The Visitor
Großbritannien | 2024 | FSK 18
Bruce LaBruces „The Visitor“ ist eine provokative Neuinterpretation von Pier Paolo Pasolinis „Teorema“, die hypnotische Bilder, explizite Erotik und politische Kritik eindrucksvoll verknüpft. Der Film beginnt mit einer gewagten Szene: Der titelgebende Besucher (Bishop Black) entsteigt nackt einem Koffer, während im Hintergrund Enoch Powells „Rivers of Blood“-Rede ertönt – ein mutiger Auftakt, der Xenophobie und gesellschaftliche Vorurteile anspricht.
LaBruce schafft eine verstörende, aber zugleich faszinierende Welt aus Neonfarben, stroboskopischen Lichtern und ironischen Zwischentiteln wie „Open Borders, Open Legs“. Der titelgebende Besucher wird zum Katalysator für die Transformation einer wohlhabenden Familie, indem er ihre starren Strukturen durch intime Begegnungen aufbricht. Bishop Blacks stille, magnetische Präsenz verleiht dem Film eine hypnotische Kraft, während die Familie durch diese Konfrontation ihre Identität und Wünsche neu entdeckt.

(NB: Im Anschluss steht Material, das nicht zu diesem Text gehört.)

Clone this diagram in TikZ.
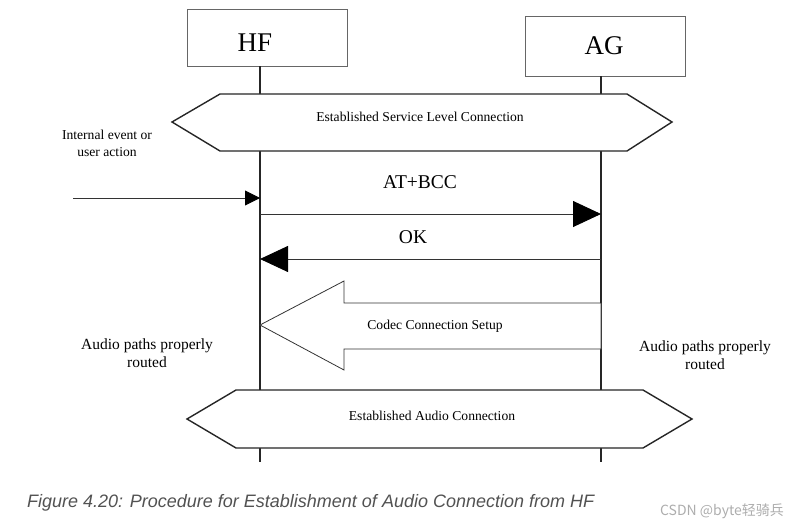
\documentclass[tikz,border=0pt]{standalone}
\usepackage{fontspec}
\setmainfont{Liberation Serif}
\setsansfont{Liberation Sans}
\newfontfamily\cjkfont{Noto Sans CJK SC}
\usetikzlibrary{arrows.meta,calc}

\begin{document}
\begin{tikzpicture}[x=1pt,y=-1pt,
  entity/.style={draw=black!60, line width=0.8pt, inner sep=0pt},
  entitytext/.style={font=\fontsize{27}{27}\selectfont},
  lifeline/.style={line width=1.8pt, black!85},
  band/.style={draw=black!85, line width=1.4pt, fill=white, line join=miter},
  msg/.style={line width=0.9pt, black!80, -{Triangle[length=28pt,width=26pt,color=black]}},
  trigger/.style={line width=0.9pt, black!80, -{Triangle[length=15pt,width=15pt,color=black]}},
  bigarrow/.style={draw=black!80, line width=0.8pt, fill=white, line join=miter},
  bandtext/.style={font=\fontsize{13.6}{14}\selectfont},
  msgtext/.style={font=\fontsize{19.5}{20}\selectfont},
  note/.style={font=\fontsize{13.6}{17}\selectfont, align=center},
  sidenote/.style={font=\fontsize{15.5}{18.5}\selectfont, align=center},
]
\useasboundingbox (0,0) rectangle (789,524);

% entities
\node[entity, minimum width=160pt, minimum height=57pt] (hf) at (267,37.5) {};
\node[entitytext] (hfLabel) at (255,43) {HF};
\node[entity, minimum width=160pt, minimum height=60pt] (ag) at (605,46) {};
\node[entitytext] (agLabel) at (604,46) {AG};

% lifeline ends
\coordinate (hfEnd) at (260,462);
\coordinate (agEnd) at (601,462);
\draw[lifeline] (hfEnd |- hf.south) -- (hfEnd);
\draw[lifeline] (agEnd |- ag.south) -- (agEnd);

% established service level connection
\draw[band] (172,122) -- (220,94) -- (627,94) -- (672,122) -- (627,151) -- (220,151) -- cycle;
\node[bandtext] (slc) at (420,117) {Established Service Level Connection};

% trigger
\node[note] (trig) at (107,143) {Internal event or\\user action};
\coordinate (ext) at (73,198);
\coordinate (hfIn) at (260,198);
\draw[trigger] (ext) -- (hfIn);

% AT+BCC
\coordinate (bccFrom) at (260,214);
\coordinate (bccTo) at (601,214);
\draw[msg] (bccFrom) -- (bccTo);
\node[msgtext] (bcc) at (420,182) {AT+BCC};

% OK
\coordinate (okFrom) at (601,259);
\coordinate (okTo) at (260,259);
\draw[msg] (okFrom) -- (okTo);
\node[msgtext] (ok) at (413,237) {OK};

% codec connection setup
\draw[bigarrow] (260,325) -- (344,281) -- (344,303) -- (601,303) -- (601,349)
  -- (344,349) -- (344,370) -- cycle;
\node[bandtext] (codec) at (435,326) {Codec Connection Setup};

% side notes
\node[sidenote] (hfRouted) at (147,353) {Audio paths properly\\routed};
\node[sidenote] (agRouted) at (705,355) {Audio paths properly\\routed};

% established audio connection
\draw[band] (187,419) -- (236,390) -- (643,390) -- (692,419) -- (643,448) -- (236,448) -- cycle;
\node[bandtext] (eac) at (432,416) {Established Audio Connection};

% caption
\node[anchor=west, inner sep=0pt, font=\sffamily\itshape\fontsize{18}{20}\selectfont, text=black!68]
  (caption) at (27,503) {Figure 4.20: Procedure for Establishment of Audio Connection from HF};
\node[font=\cjkfont\fontsize{14}{14}\selectfont, text=black!32] (mark) at (722,511) {CSDN @byte轻骑兵};
\end{tikzpicture}
\end{document}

Doch „The Visitor“ ist mehr als Provokation. LaBruce nutzt Sexualität als politisches Werkzeug, um Themen wie Macht, Klasse und Identität zu hinterfragen. Er feiert queere und trans Körper, während er gesellschaftliche Normen dekonstruiert. Trotz seines radikalen Stils bleibt der Film inhaltlich bedeutsam. Eine gleichermaßen verstörende wie faszinierende Auseinandersetzung mit gesellschaftlicher Veränderung – ein Werk, das zum Nachdenken anregt und definitiv (!) in Erinnerung bleibt.